--- MATERIAL PROVIDED ---

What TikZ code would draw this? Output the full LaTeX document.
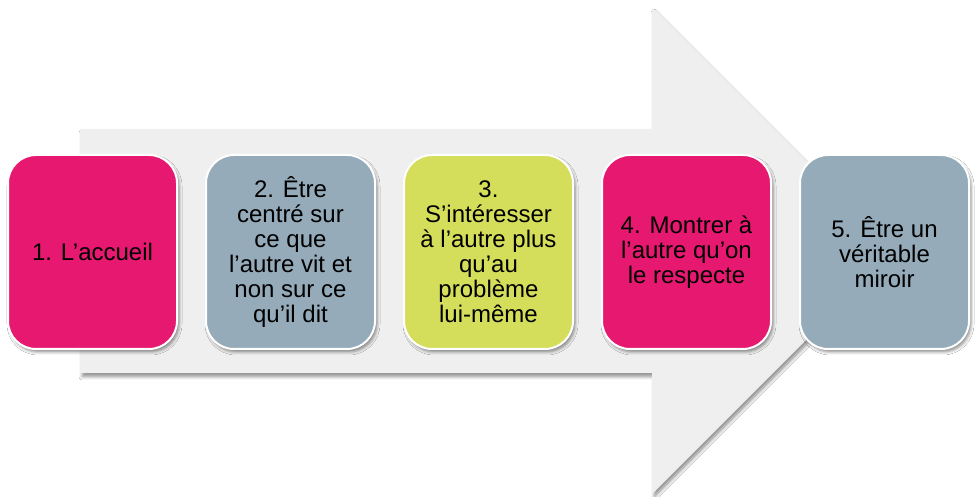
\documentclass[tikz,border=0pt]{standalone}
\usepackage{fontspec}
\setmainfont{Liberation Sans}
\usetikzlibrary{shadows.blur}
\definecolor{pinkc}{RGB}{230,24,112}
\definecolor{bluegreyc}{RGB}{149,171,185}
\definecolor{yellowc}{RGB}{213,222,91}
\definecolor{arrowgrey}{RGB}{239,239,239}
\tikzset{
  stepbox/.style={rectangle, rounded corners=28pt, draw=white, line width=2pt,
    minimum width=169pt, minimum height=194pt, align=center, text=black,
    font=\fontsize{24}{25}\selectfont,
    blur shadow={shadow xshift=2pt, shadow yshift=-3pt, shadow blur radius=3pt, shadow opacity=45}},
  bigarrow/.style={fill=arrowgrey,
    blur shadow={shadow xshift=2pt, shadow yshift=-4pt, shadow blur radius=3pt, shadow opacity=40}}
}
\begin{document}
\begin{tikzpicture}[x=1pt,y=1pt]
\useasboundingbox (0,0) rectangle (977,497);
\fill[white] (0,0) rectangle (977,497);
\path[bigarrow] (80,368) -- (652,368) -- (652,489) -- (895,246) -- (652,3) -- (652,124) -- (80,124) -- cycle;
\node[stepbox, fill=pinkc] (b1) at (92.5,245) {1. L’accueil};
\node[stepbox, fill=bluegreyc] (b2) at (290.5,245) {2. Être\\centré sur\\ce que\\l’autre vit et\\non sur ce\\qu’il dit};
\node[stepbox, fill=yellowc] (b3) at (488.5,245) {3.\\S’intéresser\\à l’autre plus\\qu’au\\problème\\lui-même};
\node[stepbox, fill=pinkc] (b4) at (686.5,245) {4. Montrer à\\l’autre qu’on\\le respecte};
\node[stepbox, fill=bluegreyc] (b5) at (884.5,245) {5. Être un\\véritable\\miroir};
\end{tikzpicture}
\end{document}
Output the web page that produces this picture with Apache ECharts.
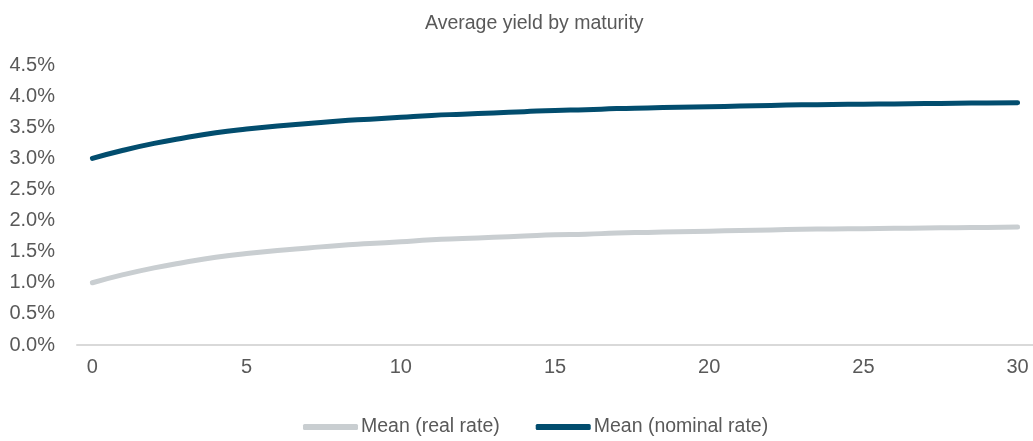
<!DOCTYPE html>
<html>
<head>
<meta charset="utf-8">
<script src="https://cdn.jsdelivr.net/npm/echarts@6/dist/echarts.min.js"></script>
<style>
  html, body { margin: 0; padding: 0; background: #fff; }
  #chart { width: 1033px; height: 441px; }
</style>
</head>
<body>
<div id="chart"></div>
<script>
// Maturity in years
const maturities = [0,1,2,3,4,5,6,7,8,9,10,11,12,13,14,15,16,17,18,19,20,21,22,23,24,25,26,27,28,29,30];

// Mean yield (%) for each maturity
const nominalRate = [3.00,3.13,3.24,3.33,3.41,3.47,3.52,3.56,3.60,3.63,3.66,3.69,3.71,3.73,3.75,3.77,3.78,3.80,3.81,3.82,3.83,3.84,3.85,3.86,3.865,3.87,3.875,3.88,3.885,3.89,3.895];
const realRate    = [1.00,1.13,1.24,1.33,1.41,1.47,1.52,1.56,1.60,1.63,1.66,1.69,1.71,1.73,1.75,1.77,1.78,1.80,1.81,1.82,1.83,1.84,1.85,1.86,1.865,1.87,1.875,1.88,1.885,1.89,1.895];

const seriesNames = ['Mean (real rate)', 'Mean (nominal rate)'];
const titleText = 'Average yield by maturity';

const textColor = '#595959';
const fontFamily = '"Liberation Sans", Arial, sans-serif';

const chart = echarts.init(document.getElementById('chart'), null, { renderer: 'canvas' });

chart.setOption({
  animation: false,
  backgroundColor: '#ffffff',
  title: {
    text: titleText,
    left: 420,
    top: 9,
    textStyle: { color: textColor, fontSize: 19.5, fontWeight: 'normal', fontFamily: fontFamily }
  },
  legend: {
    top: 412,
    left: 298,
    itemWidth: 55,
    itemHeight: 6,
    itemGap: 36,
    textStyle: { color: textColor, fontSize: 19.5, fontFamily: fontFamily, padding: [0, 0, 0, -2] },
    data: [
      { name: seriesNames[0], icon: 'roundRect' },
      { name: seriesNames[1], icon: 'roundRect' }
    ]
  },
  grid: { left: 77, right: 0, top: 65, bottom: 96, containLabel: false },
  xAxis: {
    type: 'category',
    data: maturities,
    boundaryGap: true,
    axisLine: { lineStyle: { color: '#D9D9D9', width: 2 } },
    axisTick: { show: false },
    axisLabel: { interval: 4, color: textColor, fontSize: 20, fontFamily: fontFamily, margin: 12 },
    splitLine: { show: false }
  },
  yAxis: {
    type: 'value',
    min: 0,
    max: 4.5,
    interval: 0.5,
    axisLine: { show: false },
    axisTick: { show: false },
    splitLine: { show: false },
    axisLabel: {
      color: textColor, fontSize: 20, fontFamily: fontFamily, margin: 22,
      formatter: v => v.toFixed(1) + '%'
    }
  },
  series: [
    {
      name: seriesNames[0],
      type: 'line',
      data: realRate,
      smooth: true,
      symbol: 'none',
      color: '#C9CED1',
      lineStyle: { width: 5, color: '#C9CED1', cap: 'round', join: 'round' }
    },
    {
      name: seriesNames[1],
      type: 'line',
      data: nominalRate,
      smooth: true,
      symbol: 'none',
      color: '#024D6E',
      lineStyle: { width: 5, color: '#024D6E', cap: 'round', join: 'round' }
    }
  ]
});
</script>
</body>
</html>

---

- GIVEN INSTRUCTION:
Take the entries shown above and quote them verbatim, passing over the pictures.

- FULL SOLUTION:
What TikZ code would draw this? Output the full LaTeX document.
\documentclass[tikz,border=0pt]{standalone}
\usepackage{fontspec}
\setmainfont{Liberation Sans}
\usetikzlibrary{shadows.blur}
\definecolor{pinkc}{RGB}{230,24,112}
\definecolor{bluegreyc}{RGB}{149,171,185}
\definecolor{yellowc}{RGB}{213,222,91}
\definecolor{arrowgrey}{RGB}{239,239,239}
\tikzset{
  stepbox/.style={rectangle, rounded corners=28pt, draw=white, line width=2pt,
    minimum width=169pt, minimum height=194pt, align=center, text=black,
    font=\fontsize{24}{25}\selectfont,
    blur shadow={shadow xshift=2pt, shadow yshift=-3pt, shadow blur radius=3pt, shadow opacity=45}},
  bigarrow/.style={fill=arrowgrey,
    blur shadow={shadow xshift=2pt, shadow yshift=-4pt, shadow blur radius=3pt, shadow opacity=40}}
}
\begin{document}
\begin{tikzpicture}[x=1pt,y=1pt]
\useasboundingbox (0,0) rectangle (977,497);
\fill[white] (0,0) rectangle (977,497);
\path[bigarrow] (80,368) -- (652,368) -- (652,489) -- (895,246) -- (652,3) -- (652,124) -- (80,124) -- cycle;
\node[stepbox, fill=pinkc] (b1) at (92.5,245) {1. L’accueil};
\node[stepbox, fill=bluegreyc] (b2) at (290.5,245) {2. Être\\centré sur\\ce que\\l’autre vit et\\non sur ce\\qu’il dit};
\node[stepbox, fill=yellowc] (b3) at (488.5,245) {3.\\S’intéresser\\à l’autre plus\\qu’au\\problème\\lui-même};
\node[stepbox, fill=pinkc] (b4) at (686.5,245) {4. Montrer à\\l’autre qu’on\\le respecte};
\node[stepbox, fill=bluegreyc] (b5) at (884.5,245) {5. Être un\\véritable\\miroir};
\end{tikzpicture}
\end{document}
Output the web page that produces this picture with Apache ECharts.
<!DOCTYPE html>
<html>
<head>
<meta charset="utf-8">
<script src="https://cdn.jsdelivr.net/npm/echarts@6/dist/echarts.min.js"></script>
<style>
  html, body { margin: 0; padding: 0; background: #fff; }
  #chart { width: 1033px; height: 441px; }
</style>
</head>
<body>
<div id="chart"></div>
<script>
// Maturity in years
const maturities = [0,1,2,3,4,5,6,7,8,9,10,11,12,13,14,15,16,17,18,19,20,21,22,23,24,25,26,27,28,29,30];

// Mean yield (%) for each maturity
const nominalRate = [3.00,3.13,3.24,3.33,3.41,3.47,3.52,3.56,3.60,3.63,3.66,3.69,3.71,3.73,3.75,3.77,3.78,3.80,3.81,3.82,3.83,3.84,3.85,3.86,3.865,3.87,3.875,3.88,3.885,3.89,3.895];
const realRate    = [1.00,1.13,1.24,1.33,1.41,1.47,1.52,1.56,1.60,1.63,1.66,1.69,1.71,1.73,1.75,1.77,1.78,1.80,1.81,1.82,1.83,1.84,1.85,1.86,1.865,1.87,1.875,1.88,1.885,1.89,1.895];

const seriesNames = ['Mean (real rate)', 'Mean (nominal rate)'];
const titleText = 'Average yield by maturity';

const textColor = '#595959';
const fontFamily = '"Liberation Sans", Arial, sans-serif';

const chart = echarts.init(document.getElementById('chart'), null, { renderer: 'canvas' });

chart.setOption({
  animation: false,
  backgroundColor: '#ffffff',
  title: {
    text: titleText,
    left: 420,
    top: 9,
    textStyle: { color: textColor, fontSize: 19.5, fontWeight: 'normal', fontFamily: fontFamily }
  },
  legend: {
    top: 412,
    left: 298,
    itemWidth: 55,
    itemHeight: 6,
    itemGap: 36,
    textStyle: { color: textColor, fontSize: 19.5, fontFamily: fontFamily, padding: [0, 0, 0, -2] },
    data: [
      { name: seriesNames[0], icon: 'roundRect' },
      { name: seriesNames[1], icon: 'roundRect' }
    ]
  },
  grid: { left: 77, right: 0, top: 65, bottom: 96, containLabel: false },
  xAxis: {
    type: 'category',
    data: maturities,
    boundaryGap: true,
    axisLine: { lineStyle: { color: '#D9D9D9', width: 2 } },
    axisTick: { show: false },
    axisLabel: { interval: 4, color: textColor, fontSize: 20, fontFamily: fontFamily, margin: 12 },
    splitLine: { show: false }
  },
  yAxis: {
    type: 'value',
    min: 0,
    max: 4.5,
    interval: 0.5,
    axisLine: { show: false },
    axisTick: { show: false },
    splitLine: { show: false },
    axisLabel: {
      color: textColor, fontSize: 20, fontFamily: fontFamily, margin: 22,
      formatter: v => v.toFixed(1) + '%'
    }
  },
  series: [
    {
      name: seriesNames[0],
      type: 'line',
      data: realRate,
      smooth: true,
      symbol: 'none',
      color: '#C9CED1',
      lineStyle: { width: 5, color: '#C9CED1', cap: 'round', join: 'round' }
    },
    {
      name: seriesNames[1],
      type: 'line',
      data: nominalRate,
      smooth: true,
      symbol: 'none',
      color: '#024D6E',
      lineStyle: { width: 5, color: '#024D6E', cap: 'round', join: 'round' }
    }
  ]
});
</script>
</body>
</html>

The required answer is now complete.